• **Exercise requirements**: Exact reproduction of the data is required, with images excluded.

• **Dataset excerpt**:
—————

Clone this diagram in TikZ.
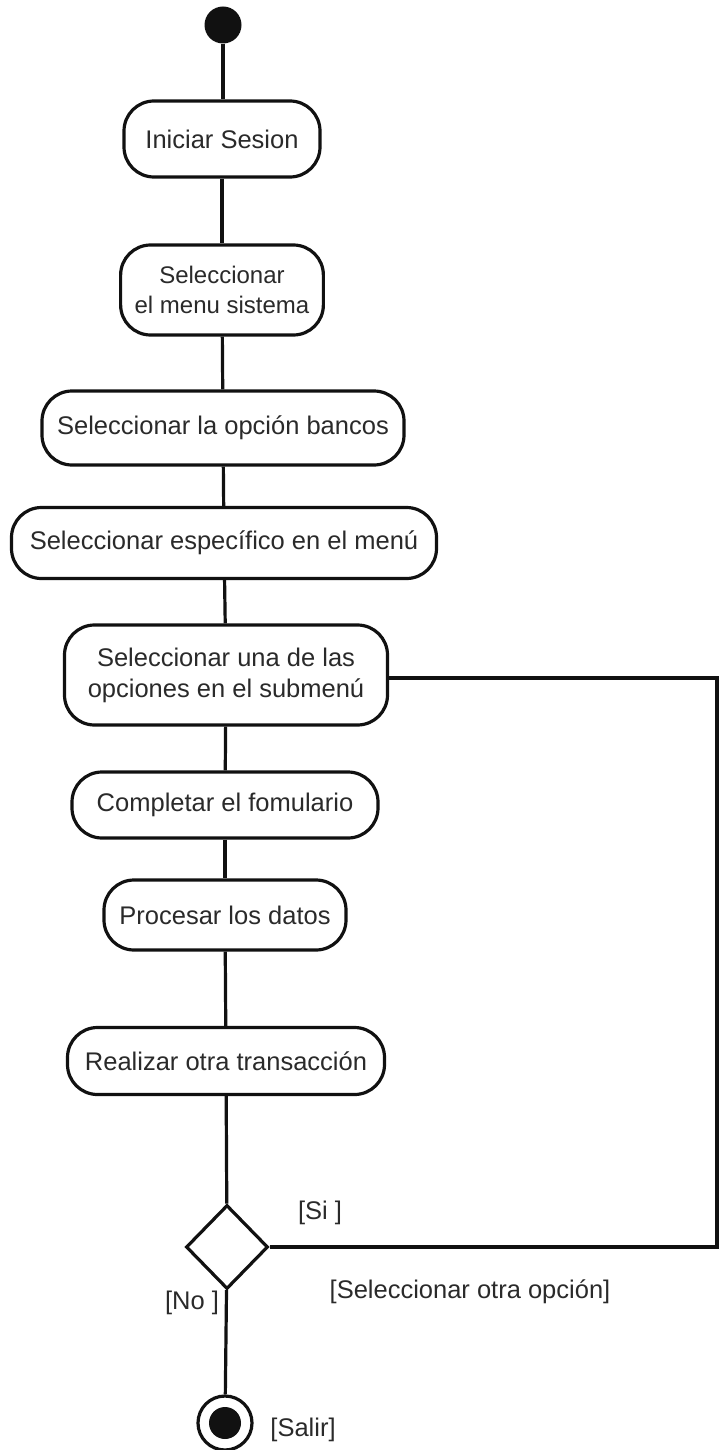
\documentclass[tikz,border=0pt]{standalone}
\usepackage{fontspec}
\setmainfont{Liberation Sans}
\usepackage{xcolor}
\usetikzlibrary{shapes.geometric}
\definecolor{aink}{HTML}{111111}
\definecolor{atext}{HTML}{2A2A2A}

\begin{document}
\begin{tikzpicture}[x=1pt,y=-1pt,
  every node/.style={font=\fontsize{25.5}{31}\selectfont,text=atext},
  act/.style={draw=aink,line width=3.2pt,rounded corners=30pt,align=center,inner xsep=12pt,inner ysep=0pt,fill=white},
  flow/.style={draw=aink,line width=3.2pt},
  guard/.style={inner sep=0pt}]
  \useasboundingbox (0,0) rectangle (719,1450);

  % start
  \node[circle,fill=aink,minimum size=37pt,inner sep=0pt] (ini) at (223,25) {};

  % activities
  \node[act,minimum width=196pt,minimum height=76pt] (sesion) at (222,139) {Iniciar Sesion};
  \node[act,minimum width=200pt,minimum height=90pt,inner xsep=14pt,font=\fontsize{24}{30}\selectfont] (menu) at (222,290) {Seleccionar\\el menu sistema};
  \node[act,minimum width=362pt,minimum height=74pt] (bancos) at (223,428) {Seleccionar la opción bancos};
  \node[act,minimum width=425pt,minimum height=71pt] (espec) at (224,543) {Seleccionar específico en el menú};
  \node[act,minimum width=323pt,minimum height=100pt] (submenu) at (226,675) {Seleccionar una de las\\opciones en el submenú};
  \node[act,minimum width=306pt,minimum height=66pt] (form) at (225,805) {Completar el fomulario};
  \node[act,minimum width=242pt,minimum height=70pt] (datos) at (225,915) {Procesar los datos};
  \node[act,minimum width=317pt,minimum height=67pt] (otra) at (226,1061) {Realizar otra transacción};

  % decision
  \node[diamond,draw=aink,line width=3.2pt,minimum width=82pt,minimum height=84pt,inner sep=0pt] (dec) at (227,1247) {};
  \coordinate (rgt) at (717,678);

  % end
  \node[circle,draw=aink,line width=3.2pt,minimum size=54pt,inner sep=0pt] (fin) at (225,1423) {};
  \fill[aink] (fin) circle (16pt);

  % guards
  \node[guard] (si) at (320,1213) {[Si ]};
  \node[guard] (otraop) at (470,1292) {[Seleccionar otra opción]};
  \node[guard] (no) at (192,1303) {[No ]};
  \node[guard] (salir) at (303,1430) {[Salir]};

  % flow
  \draw[flow] (ini) -- (ini |- sesion.north);
  \draw[flow] (sesion) -- (menu);
  \draw[flow] (menu) -- (bancos);
  \draw[flow] (bancos) -- (espec);
  \draw[flow] (espec) -- (submenu);
  \draw[flow] (submenu) -- (form);
  \draw[flow] (form) -- (datos);
  \draw[flow] (datos) -- (otra);
  \draw[flow] (otra) -- (dec);
  \draw[flow] (dec) -- (fin);
  \draw[flow] (dec.east) -| (rgt) -- (submenu.east |- rgt);
\end{tikzpicture}
\end{document}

—————

• **Exercise result**:
Clone this diagram in TikZ.
\documentclass[tikz,border=0pt]{standalone}
\usepackage{fontspec}
\setmainfont{Liberation Sans}
\usepackage{xcolor}
\usetikzlibrary{shapes.geometric}
\definecolor{aink}{HTML}{111111}
\definecolor{atext}{HTML}{2A2A2A}

\begin{document}
\begin{tikzpicture}[x=1pt,y=-1pt,
  every node/.style={font=\fontsize{25.5}{31}\selectfont,text=atext},
  act/.style={draw=aink,line width=3.2pt,rounded corners=30pt,align=center,inner xsep=12pt,inner ysep=0pt,fill=white},
  flow/.style={draw=aink,line width=3.2pt},
  guard/.style={inner sep=0pt}]
  \useasboundingbox (0,0) rectangle (719,1450);

  % start
  \node[circle,fill=aink,minimum size=37pt,inner sep=0pt] (ini) at (223,25) {};

  % activities
  \node[act,minimum width=196pt,minimum height=76pt] (sesion) at (222,139) {Iniciar Sesion};
  \node[act,minimum width=200pt,minimum height=90pt,inner xsep=14pt,font=\fontsize{24}{30}\selectfont] (menu) at (222,290) {Seleccionar\\el menu sistema};
  \node[act,minimum width=362pt,minimum height=74pt] (bancos) at (223,428) {Seleccionar la opción bancos};
  \node[act,minimum width=425pt,minimum height=71pt] (espec) at (224,543) {Seleccionar específico en el menú};
  \node[act,minimum width=323pt,minimum height=100pt] (submenu) at (226,675) {Seleccionar una de las\\opciones en el submenú};
  \node[act,minimum width=306pt,minimum height=66pt] (form) at (225,805) {Completar el fomulario};
  \node[act,minimum width=242pt,minimum height=70pt] (datos) at (225,915) {Procesar los datos};
  \node[act,minimum width=317pt,minimum height=67pt] (otra) at (226,1061) {Realizar otra transacción};

  % decision
  \node[diamond,draw=aink,line width=3.2pt,minimum width=82pt,minimum height=84pt,inner sep=0pt] (dec) at (227,1247) {};
  \coordinate (rgt) at (717,678);

  % end
  \node[circle,draw=aink,line width=3.2pt,minimum size=54pt,inner sep=0pt] (fin) at (225,1423) {};
  \fill[aink] (fin) circle (16pt);

  % guards
  \node[guard] (si) at (320,1213) {[Si ]};
  \node[guard] (otraop) at (470,1292) {[Seleccionar otra opción]};
  \node[guard] (no) at (192,1303) {[No ]};
  \node[guard] (salir) at (303,1430) {[Salir]};

  % flow
  \draw[flow] (ini) -- (ini |- sesion.north);
  \draw[flow] (sesion) -- (menu);
  \draw[flow] (menu) -- (bancos);
  \draw[flow] (bancos) -- (espec);
  \draw[flow] (espec) -- (submenu);
  \draw[flow] (submenu) -- (form);
  \draw[flow] (form) -- (datos);
  \draw[flow] (datos) -- (otra);
  \draw[flow] (otra) -- (dec);
  \draw[flow] (dec) -- (fin);
  \draw[flow] (dec.east) -| (rgt) -- (submenu.east |- rgt);
\end{tikzpicture}
\end{document}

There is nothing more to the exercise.